SHORT TASK: Reproduce exactly, with no pictures, each line from the opening of the material down through the line containing "1.65, 1.63, 1.6]".
>>>
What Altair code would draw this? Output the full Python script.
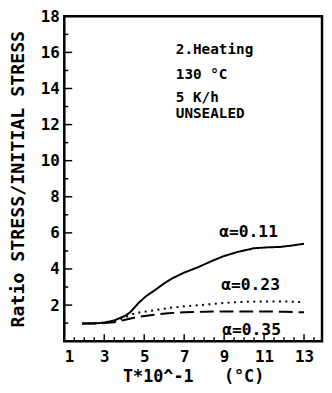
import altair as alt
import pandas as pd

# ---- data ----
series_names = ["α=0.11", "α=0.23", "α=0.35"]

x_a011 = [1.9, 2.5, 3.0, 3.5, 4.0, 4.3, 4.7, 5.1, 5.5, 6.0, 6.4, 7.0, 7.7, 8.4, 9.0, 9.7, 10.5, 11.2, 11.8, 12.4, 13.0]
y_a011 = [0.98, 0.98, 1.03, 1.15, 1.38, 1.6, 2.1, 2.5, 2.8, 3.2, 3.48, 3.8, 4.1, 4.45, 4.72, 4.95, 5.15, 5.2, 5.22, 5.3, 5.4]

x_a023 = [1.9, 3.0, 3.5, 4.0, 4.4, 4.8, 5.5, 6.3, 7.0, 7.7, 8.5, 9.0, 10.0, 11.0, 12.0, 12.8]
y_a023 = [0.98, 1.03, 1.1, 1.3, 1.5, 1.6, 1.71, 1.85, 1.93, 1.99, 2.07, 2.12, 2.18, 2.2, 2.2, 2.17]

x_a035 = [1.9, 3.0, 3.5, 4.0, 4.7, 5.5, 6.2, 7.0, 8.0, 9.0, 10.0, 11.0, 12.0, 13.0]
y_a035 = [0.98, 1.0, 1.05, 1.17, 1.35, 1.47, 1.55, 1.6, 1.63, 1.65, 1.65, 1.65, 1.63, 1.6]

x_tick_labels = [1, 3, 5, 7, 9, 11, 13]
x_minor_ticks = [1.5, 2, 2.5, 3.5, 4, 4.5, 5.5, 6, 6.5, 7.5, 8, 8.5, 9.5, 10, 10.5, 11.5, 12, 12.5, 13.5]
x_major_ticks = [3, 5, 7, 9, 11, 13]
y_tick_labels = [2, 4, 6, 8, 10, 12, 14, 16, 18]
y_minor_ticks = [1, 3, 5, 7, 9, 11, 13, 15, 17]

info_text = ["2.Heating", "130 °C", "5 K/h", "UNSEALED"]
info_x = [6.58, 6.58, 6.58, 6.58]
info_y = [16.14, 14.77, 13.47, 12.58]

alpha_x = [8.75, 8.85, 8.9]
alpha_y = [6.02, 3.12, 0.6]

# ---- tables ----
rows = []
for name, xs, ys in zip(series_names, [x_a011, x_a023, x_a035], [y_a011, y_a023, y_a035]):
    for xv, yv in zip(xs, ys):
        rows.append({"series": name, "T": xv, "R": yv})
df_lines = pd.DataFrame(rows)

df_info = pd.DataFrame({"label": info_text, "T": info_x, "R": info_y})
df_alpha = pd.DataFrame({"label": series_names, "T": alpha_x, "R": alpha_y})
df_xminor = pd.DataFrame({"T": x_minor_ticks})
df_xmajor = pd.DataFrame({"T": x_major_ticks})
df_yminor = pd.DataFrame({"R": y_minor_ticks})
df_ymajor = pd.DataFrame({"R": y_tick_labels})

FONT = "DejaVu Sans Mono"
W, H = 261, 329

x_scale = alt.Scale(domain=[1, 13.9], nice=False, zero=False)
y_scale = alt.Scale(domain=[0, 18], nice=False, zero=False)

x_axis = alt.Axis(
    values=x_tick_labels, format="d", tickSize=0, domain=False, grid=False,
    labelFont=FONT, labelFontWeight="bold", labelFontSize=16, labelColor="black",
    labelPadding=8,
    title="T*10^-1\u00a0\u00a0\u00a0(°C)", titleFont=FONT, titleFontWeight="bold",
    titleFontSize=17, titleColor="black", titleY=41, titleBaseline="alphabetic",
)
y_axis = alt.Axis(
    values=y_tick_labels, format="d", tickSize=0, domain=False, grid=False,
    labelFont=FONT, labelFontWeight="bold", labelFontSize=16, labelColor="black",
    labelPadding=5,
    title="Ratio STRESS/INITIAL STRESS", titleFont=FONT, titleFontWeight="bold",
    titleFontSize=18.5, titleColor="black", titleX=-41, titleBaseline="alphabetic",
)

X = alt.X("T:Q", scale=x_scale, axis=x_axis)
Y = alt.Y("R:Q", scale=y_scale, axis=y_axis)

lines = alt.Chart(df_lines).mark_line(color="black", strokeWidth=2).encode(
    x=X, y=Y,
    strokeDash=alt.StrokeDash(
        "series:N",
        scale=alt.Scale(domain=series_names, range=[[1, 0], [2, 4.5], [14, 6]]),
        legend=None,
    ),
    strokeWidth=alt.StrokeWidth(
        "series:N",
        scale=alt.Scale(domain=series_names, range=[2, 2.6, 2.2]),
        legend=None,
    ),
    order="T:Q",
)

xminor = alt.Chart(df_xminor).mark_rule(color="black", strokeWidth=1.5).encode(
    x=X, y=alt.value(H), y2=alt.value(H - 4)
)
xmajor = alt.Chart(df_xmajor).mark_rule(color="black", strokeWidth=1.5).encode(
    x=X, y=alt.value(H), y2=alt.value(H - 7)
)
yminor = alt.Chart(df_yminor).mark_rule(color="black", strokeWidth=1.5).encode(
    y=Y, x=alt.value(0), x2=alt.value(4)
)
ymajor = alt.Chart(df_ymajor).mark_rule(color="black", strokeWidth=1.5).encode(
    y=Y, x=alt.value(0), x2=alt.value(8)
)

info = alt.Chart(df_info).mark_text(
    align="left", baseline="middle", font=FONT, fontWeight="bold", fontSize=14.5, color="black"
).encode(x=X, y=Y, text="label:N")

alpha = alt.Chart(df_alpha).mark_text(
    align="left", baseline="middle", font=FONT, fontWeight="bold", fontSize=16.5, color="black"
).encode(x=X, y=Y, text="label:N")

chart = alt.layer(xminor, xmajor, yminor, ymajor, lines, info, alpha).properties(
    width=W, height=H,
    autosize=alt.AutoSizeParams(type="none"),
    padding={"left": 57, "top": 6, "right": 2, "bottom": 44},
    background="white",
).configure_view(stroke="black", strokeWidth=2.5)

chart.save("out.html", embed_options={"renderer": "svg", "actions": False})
<<<
COMPLETE OUTPUT:
What Altair code would draw this? Output the full Python script.
import altair as alt
import pandas as pd

# ---- data ----
series_names = ["α=0.11", "α=0.23", "α=0.35"]

x_a011 = [1.9, 2.5, 3.0, 3.5, 4.0, 4.3, 4.7, 5.1, 5.5, 6.0, 6.4, 7.0, 7.7, 8.4, 9.0, 9.7, 10.5, 11.2, 11.8, 12.4, 13.0]
y_a011 = [0.98, 0.98, 1.03, 1.15, 1.38, 1.6, 2.1, 2.5, 2.8, 3.2, 3.48, 3.8, 4.1, 4.45, 4.72, 4.95, 5.15, 5.2, 5.22, 5.3, 5.4]

x_a023 = [1.9, 3.0, 3.5, 4.0, 4.4, 4.8, 5.5, 6.3, 7.0, 7.7, 8.5, 9.0, 10.0, 11.0, 12.0, 12.8]
y_a023 = [0.98, 1.03, 1.1, 1.3, 1.5, 1.6, 1.71, 1.85, 1.93, 1.99, 2.07, 2.12, 2.18, 2.2, 2.2, 2.17]

x_a035 = [1.9, 3.0, 3.5, 4.0, 4.7, 5.5, 6.2, 7.0, 8.0, 9.0, 10.0, 11.0, 12.0, 13.0]
y_a035 = [0.98, 1.0, 1.05, 1.17, 1.35, 1.47, 1.55, 1.6, 1.63, 1.65, 1.65, 1.65, 1.63, 1.6]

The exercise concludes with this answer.